INFORMATION SUPPLIED:
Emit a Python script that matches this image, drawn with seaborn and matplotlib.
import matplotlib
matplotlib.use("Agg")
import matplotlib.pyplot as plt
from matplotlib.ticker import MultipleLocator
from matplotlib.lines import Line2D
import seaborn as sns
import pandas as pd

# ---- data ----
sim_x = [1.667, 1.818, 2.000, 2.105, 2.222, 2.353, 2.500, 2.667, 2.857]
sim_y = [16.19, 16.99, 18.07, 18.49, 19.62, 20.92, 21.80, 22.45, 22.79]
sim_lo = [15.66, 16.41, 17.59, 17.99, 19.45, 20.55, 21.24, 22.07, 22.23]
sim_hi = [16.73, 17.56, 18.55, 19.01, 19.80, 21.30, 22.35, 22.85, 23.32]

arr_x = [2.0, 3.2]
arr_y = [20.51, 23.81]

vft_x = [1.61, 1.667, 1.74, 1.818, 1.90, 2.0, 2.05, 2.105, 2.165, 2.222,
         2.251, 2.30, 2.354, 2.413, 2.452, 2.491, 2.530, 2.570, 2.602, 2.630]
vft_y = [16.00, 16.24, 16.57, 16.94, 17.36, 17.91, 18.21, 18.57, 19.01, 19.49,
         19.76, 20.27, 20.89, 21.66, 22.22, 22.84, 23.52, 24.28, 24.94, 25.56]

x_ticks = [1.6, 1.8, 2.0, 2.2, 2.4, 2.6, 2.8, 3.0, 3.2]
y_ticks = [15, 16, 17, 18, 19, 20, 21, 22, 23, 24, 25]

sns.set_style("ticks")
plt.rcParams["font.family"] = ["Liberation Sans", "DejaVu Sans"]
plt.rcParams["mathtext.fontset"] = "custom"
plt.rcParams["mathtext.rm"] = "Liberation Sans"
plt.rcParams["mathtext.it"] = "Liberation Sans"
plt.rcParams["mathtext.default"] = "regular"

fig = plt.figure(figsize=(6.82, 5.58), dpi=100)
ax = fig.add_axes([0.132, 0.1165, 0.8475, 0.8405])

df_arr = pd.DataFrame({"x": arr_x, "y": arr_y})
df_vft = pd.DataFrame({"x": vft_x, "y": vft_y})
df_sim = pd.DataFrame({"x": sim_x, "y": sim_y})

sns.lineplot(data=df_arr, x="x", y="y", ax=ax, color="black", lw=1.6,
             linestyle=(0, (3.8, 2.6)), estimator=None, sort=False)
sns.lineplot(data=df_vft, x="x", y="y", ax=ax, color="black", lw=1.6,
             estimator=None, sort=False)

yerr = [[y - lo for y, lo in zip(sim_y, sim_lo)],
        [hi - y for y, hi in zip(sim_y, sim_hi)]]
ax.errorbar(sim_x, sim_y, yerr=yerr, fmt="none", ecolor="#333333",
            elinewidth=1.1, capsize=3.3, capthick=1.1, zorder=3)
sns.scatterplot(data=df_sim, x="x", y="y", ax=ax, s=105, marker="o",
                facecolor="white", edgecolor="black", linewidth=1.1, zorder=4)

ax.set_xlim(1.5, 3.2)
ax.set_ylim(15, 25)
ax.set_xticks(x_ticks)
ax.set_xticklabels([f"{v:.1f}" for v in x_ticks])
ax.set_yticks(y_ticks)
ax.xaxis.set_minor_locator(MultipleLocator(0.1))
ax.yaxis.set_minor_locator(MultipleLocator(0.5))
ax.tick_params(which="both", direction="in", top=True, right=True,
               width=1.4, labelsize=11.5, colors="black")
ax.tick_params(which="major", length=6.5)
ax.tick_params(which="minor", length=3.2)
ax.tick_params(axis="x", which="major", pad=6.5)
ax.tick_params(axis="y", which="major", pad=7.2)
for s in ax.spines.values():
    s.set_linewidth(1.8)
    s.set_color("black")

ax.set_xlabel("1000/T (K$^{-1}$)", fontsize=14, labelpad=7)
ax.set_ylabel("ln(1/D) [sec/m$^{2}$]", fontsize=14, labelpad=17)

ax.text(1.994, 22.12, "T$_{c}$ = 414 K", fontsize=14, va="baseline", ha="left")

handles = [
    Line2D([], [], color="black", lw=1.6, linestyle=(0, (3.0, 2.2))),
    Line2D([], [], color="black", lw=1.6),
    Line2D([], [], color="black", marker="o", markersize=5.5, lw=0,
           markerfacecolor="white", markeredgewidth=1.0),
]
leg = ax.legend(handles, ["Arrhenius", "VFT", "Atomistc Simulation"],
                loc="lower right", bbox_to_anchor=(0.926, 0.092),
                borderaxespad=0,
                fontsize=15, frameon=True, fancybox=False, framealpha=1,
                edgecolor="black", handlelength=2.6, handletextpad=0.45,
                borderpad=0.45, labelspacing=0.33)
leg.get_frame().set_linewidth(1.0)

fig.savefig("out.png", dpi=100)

* * *

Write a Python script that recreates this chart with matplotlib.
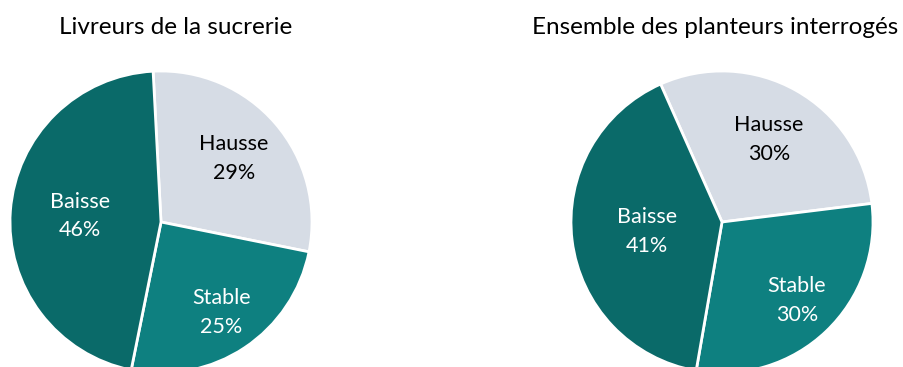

...

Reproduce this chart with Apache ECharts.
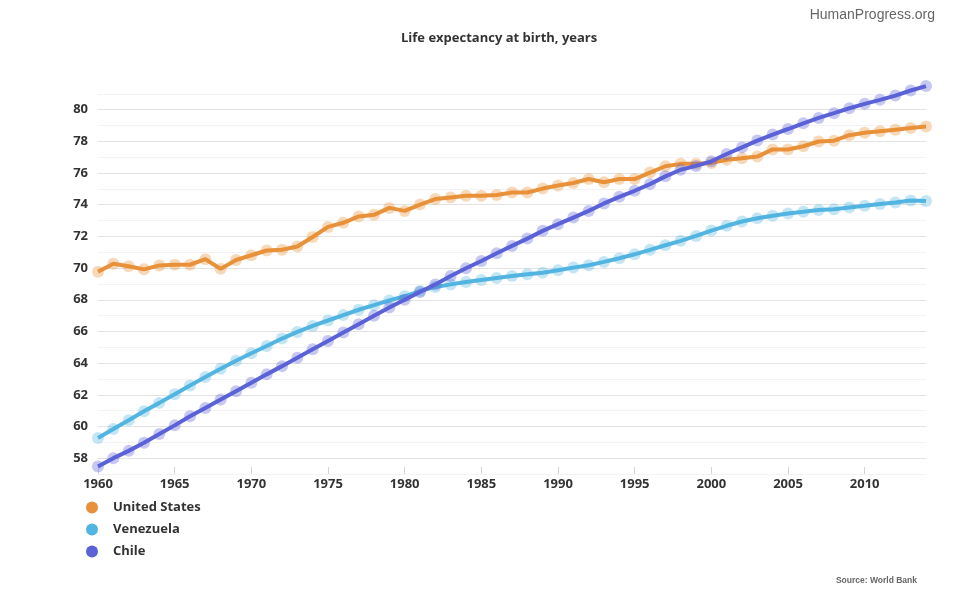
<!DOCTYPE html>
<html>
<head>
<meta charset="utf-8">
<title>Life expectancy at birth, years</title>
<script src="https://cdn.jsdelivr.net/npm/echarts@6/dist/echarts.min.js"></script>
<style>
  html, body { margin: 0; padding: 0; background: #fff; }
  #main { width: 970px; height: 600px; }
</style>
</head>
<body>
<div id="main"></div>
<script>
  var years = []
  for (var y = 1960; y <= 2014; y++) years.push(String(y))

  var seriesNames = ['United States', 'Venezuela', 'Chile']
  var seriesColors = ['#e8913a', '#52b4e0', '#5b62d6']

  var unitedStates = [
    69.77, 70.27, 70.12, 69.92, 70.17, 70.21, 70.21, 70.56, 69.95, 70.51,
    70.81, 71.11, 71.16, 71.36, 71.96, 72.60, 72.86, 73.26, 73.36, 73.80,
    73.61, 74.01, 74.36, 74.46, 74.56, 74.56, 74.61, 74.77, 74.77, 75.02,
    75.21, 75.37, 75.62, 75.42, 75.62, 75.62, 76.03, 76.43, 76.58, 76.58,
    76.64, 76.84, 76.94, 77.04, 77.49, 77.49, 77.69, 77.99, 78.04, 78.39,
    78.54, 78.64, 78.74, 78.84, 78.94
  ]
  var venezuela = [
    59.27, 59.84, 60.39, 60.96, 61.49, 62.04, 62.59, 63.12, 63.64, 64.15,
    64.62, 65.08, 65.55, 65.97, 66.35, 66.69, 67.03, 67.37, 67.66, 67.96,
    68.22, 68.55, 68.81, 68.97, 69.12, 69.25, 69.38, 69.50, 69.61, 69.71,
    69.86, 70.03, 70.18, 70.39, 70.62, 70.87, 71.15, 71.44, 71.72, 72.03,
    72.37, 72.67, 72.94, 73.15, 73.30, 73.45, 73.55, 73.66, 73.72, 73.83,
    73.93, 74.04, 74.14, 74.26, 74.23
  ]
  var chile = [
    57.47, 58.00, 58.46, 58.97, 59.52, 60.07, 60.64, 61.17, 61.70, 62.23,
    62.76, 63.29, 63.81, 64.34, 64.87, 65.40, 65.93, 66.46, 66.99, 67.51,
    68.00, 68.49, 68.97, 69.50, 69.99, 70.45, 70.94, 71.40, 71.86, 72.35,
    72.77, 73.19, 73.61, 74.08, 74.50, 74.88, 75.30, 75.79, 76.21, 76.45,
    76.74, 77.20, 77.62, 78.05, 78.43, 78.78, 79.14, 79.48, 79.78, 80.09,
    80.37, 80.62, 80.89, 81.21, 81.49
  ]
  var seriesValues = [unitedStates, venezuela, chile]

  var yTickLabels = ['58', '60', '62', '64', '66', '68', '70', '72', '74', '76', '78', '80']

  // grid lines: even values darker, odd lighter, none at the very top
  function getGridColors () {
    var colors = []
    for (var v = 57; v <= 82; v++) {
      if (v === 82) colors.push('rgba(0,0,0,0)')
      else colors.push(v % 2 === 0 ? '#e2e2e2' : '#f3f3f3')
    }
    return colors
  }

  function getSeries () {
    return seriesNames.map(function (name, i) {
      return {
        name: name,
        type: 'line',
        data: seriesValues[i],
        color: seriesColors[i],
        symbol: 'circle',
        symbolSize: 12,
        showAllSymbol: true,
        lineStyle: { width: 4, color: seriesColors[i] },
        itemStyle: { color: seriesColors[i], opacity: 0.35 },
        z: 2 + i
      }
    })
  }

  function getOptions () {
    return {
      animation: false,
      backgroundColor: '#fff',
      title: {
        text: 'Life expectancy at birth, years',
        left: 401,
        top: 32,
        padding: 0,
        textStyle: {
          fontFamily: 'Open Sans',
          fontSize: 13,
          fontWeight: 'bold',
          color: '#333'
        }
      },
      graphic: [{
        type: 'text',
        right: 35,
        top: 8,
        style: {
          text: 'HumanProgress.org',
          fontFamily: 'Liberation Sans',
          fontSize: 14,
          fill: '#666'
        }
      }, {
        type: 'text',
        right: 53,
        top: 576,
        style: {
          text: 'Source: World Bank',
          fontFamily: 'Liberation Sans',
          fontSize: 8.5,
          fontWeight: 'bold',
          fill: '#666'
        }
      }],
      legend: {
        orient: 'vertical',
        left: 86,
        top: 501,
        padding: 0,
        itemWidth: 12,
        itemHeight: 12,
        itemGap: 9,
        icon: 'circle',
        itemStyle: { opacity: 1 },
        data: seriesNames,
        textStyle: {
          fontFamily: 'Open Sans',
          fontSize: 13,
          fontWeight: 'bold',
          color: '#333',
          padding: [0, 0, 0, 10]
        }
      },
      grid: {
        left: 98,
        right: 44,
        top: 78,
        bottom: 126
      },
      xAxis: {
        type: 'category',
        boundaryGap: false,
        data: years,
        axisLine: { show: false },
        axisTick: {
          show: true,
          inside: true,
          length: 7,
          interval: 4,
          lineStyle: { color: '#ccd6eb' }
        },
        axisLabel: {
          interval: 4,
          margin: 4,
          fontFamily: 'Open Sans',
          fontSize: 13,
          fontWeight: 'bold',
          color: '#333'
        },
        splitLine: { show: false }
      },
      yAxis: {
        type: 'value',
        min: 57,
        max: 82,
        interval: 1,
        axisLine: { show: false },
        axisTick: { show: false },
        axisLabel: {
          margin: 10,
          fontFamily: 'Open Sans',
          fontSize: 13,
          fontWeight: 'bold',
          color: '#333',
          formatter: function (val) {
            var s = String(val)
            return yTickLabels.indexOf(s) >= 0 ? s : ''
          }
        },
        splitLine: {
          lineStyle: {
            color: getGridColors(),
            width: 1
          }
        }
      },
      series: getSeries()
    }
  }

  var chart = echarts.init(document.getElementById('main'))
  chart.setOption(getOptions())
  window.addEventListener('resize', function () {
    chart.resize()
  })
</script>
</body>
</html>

WRITTEN TASK:
Transcribe the records above exactly, beginning at the line that contains "Emit a Python" and ending with the line that contains "arr_y = [20.51, 23.81]", both included, and nothing else.

EXERCISE RESULT:
Emit a Python script that matches this image, drawn with seaborn and matplotlib.
import matplotlib
matplotlib.use("Agg")
import matplotlib.pyplot as plt
from matplotlib.ticker import MultipleLocator
from matplotlib.lines import Line2D
import seaborn as sns
import pandas as pd

# ---- data ----
sim_x = [1.667, 1.818, 2.000, 2.105, 2.222, 2.353, 2.500, 2.667, 2.857]
sim_y = [16.19, 16.99, 18.07, 18.49, 19.62, 20.92, 21.80, 22.45, 22.79]
sim_lo = [15.66, 16.41, 17.59, 17.99, 19.45, 20.55, 21.24, 22.07, 22.23]
sim_hi = [16.73, 17.56, 18.55, 19.01, 19.80, 21.30, 22.35, 22.85, 23.32]

arr_x = [2.0, 3.2]
arr_y = [20.51, 23.81]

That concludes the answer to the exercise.